The Airline Industry Has Already Slid Into The Bear Market
The airline industry is incredibly important to watch. That's because when there's more money to be spent, more traveling happens; leading to growth in airline stocks and insinuating strong economic activity. Unfortunately, the airline industry isn't enjoying the fruits of the bull market anymore. As a matter of fact, it has slid into bear territory. Between an uneven balance of supply and demand and increasing fuel prices, airlines are having a hard time generating gains at the moment.

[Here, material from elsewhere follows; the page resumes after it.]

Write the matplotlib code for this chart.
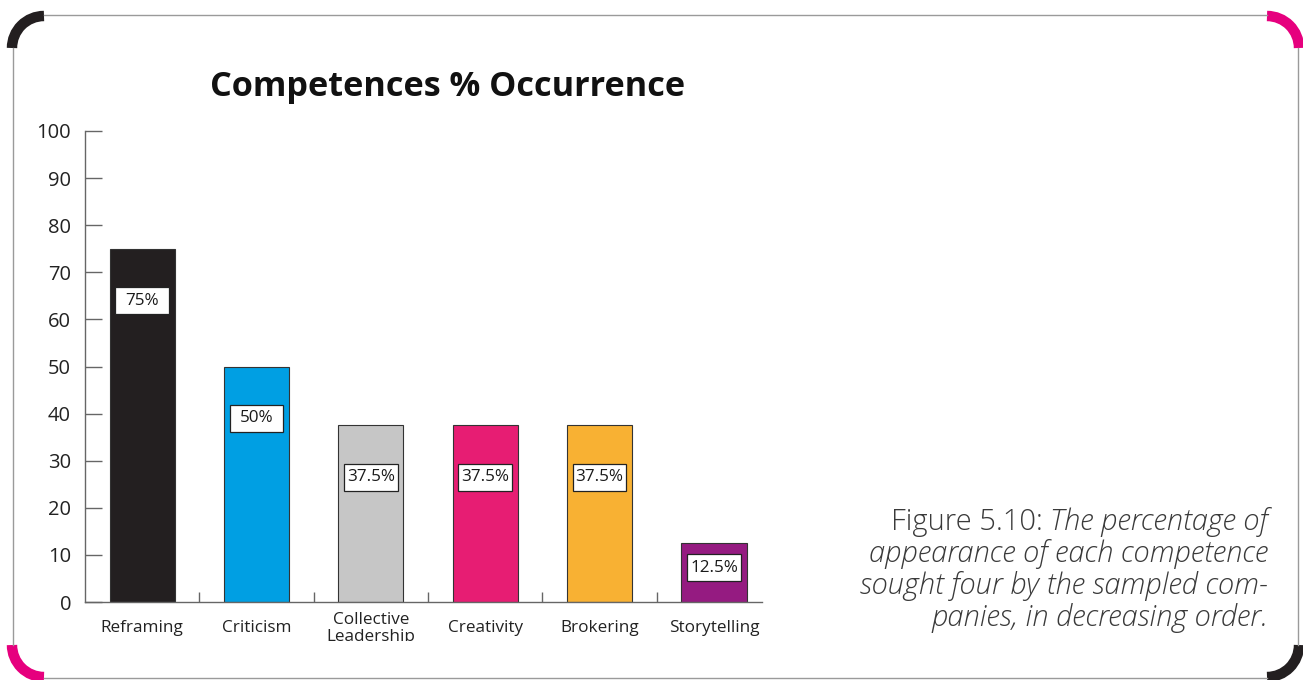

We're Seeing More Conversations Around Gold Investing
Looking at Google search trends, more and more people are typing in the 6 words, “Is it time to buy gold” than we've seen recently; insinuating that more and more investors are looking into safe havens. While the value of gold continues to struggle at the moment, investors know that the value of gold will likely grow by the end of the year as U.S. markets start to move further and further into bear territory; and there are plenty of experts on the topic explaining why now is the time to buy gold out there.
Tying This All Together
While US jobs growth looks relatively solid, just about every other factor I've looked into that plays a role in the growth of the U.S. economy and markets has yielded negative results. Considering the fact that the Federal Reserve is likely to raise its interest rate, coupled with the fact that economic signals show that the United States economy isn't as strong as we considered it to be last year, it only makes sense that we're likely to see bearish activity as the year ends. So, keep your eyes on the charts because we are likely to see a major slide.